Legal Brief: Changes to FTC’s Negative Option Rule May Impact Security

June 9, 2023
Security Business Magazine

Types : Bylined Articles

FTC considers consumer protection enhancements when it comes to recurring payments.

John and his wife have been loyal customers of Security Company X for nearly 20 years; however, a few months ago, John commenced a major renovation to his home that resulted in substantial disruption to the functionality of the monitored security system. This prompted John to contact Security Company X and cancel the service.

Hoping to retain their customer, Security Company X suggested that John not cancel his service, but instead suspend it for a six-month period. John agreed, resolving that he could defer the decision to continue with Security Company X after the renovation was complete.
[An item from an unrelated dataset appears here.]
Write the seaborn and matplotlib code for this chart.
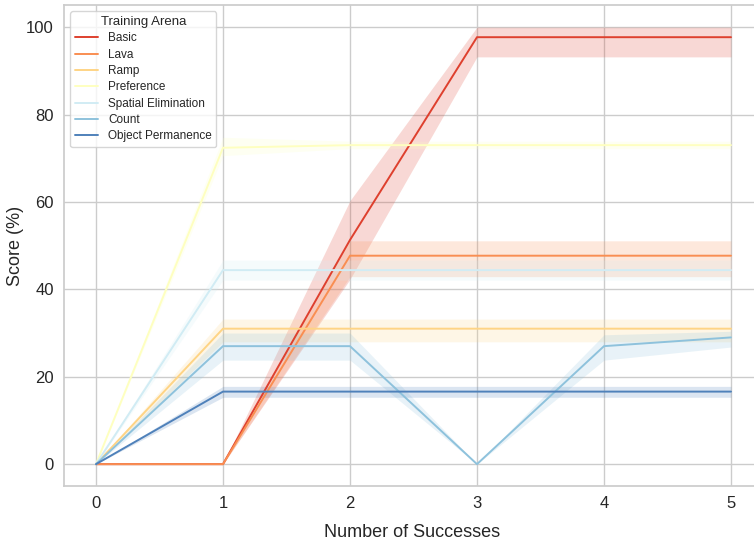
import matplotlib
matplotlib.use("Agg")
import matplotlib.pyplot as plt
import seaborn as sns
import pandas as pd

# mean score and band edges per arena
successes = [0, 1, 2, 3, 4, 5]
arenas = ["Basic", "Lava", "Ramp", "Preference", "Spatial Elimination",
          "Count", "Object Permanence"]

basic_mean = [0, 0, 51.3, 97.7, 97.7, 97.7]
basic_lo = [0, 0, 42.3, 93.2, 93.2, 93.2]
basic_hi = [0, 0, 60.3, 100, 100, 100]

lava_mean = [0, 0, 47.7, 47.7, 47.7, 47.7]
lava_lo = [0, 0, 42.9, 42.9, 42.9, 42.9]
lava_hi = [0, 0, 51.1, 51.1, 51.1, 51.1]

ramp_mean = [0, 31.0, 31.0, 31.0, 31.0, 31.0]
ramp_lo = [0, 28.0, 28.0, 28.0, 28.0, 28.0]
ramp_hi = [0, 33.2, 33.2, 33.2, 33.2, 33.2]

pref_mean = [0, 72.4, 73.0, 73.0, 73.0, 73.0]
pref_lo = [0, 70.6, 72.2, 72.2, 72.2, 72.2]
pref_hi = [0, 74.8, 73.9, 73.9, 73.9, 73.9]

spatial_mean = [0, 44.4, 44.4, 44.4, 44.4, 44.4]
spatial_lo = [0, 42.1, 42.1, 42.1, 42.1, 42.1]
spatial_hi = [0, 46.7, 46.7, 46.7, 46.7, 46.7]

count_mean = [0, 27.0, 27.0, 0, 27.0, 29.0]
count_lo = [0, 23.8, 23.8, 0, 23.8, 26.8]
count_hi = [0, 30.0, 30.0, 0, 29.6, 30.4]

objperm_mean = [0, 16.6, 16.6, 16.6, 16.6, 16.6]
objperm_lo = [0, 15.3, 15.3, 15.3, 15.3, 15.3]
objperm_hi = [0, 17.8, 17.8, 17.8, 17.8, 17.8]

means = [basic_mean, lava_mean, ramp_mean, pref_mean, spatial_mean, count_mean, objperm_mean]
lows = [basic_lo, lava_lo, ramp_lo, pref_lo, spatial_lo, count_lo, objperm_lo]
highs = [basic_hi, lava_hi, ramp_hi, pref_hi, spatial_hi, count_hi, objperm_hi]

rows = []
for name, m, lo, hi in zip(arenas, means, lows, highs):
    for x, v, l, h in zip(successes, m, lo, hi):
        rows.append({"Number of Successes": x, "Score (%)": v,
                     "lo": l, "hi": h, "Training Arena": name})
df = pd.DataFrame(rows)

sns.set_theme(style="whitegrid")
plt.rcParams["font.family"] = ["Liberation Sans", "DejaVu Sans"]

palette = sns.color_palette("RdYlBu", len(arenas))

fig = plt.figure(figsize=(7.54, 5.46), dpi=100)
ax = fig.add_axes([0.0852, 0.1099, 0.9264, 0.8804])

sns.lineplot(data=df, x="Number of Successes", y="Score (%)",
             hue="Training Arena", hue_order=arenas, palette=palette,
             linewidth=1.4, ax=ax)

# confidence bands
for name, col in zip(arenas, palette):
    sub = df[df["Training Arena"] == name]
    ax.fill_between(sub["Number of Successes"], sub["lo"], sub["hi"],
                    color=col, alpha=0.2, linewidth=0)

ax.set_xlim(-0.25, 5.25)
ax.set_ylim(-5, 105)
ax.set_xticks(successes)
ax.set_yticks([0, 20, 40, 60, 80, 100])
ax.tick_params(axis="x", labelsize=12, pad=1.5)
ax.tick_params(axis="y", labelsize=12, pad=1.5)
ax.set_xlabel("Number of Successes", fontsize=13)
ax.set_ylabel("Score (%)", fontsize=13)
ax.xaxis.set_label_coords(0.498, -0.079)
ax.yaxis.set_label_coords(-0.0576, 0.5)

leg = ax.legend(title="Training Arena", loc="upper left", fontsize=8.5,
                title_fontsize=9.5, labelspacing=0.37, frameon=True)

fig.savefig("out.png", dpi=100)
plt.close()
Six months later, the renovation was far from complete. A few days after the six-month point, John contacted Security Company X to cancel or at least extend the suspension. To his great surprise and dismay, he was advised that, because he called after the suspension was lifted (it was set for six months precisely), he was responsible for a quarterly payment to Security Company X. The home was not in a condition to receive the service. John got no advance notice or warning from the security company that this was happening.

Should John have called Security Company X before the expiration of the suspension? Ideally, yes; however, the more pertinent question from a legal and consumer protection perspective, is whether Security Company X should have given John advance notice that the suspension was set to be lifted. At a minimum, that would have inspired John to extend the suspension and avoid the cost.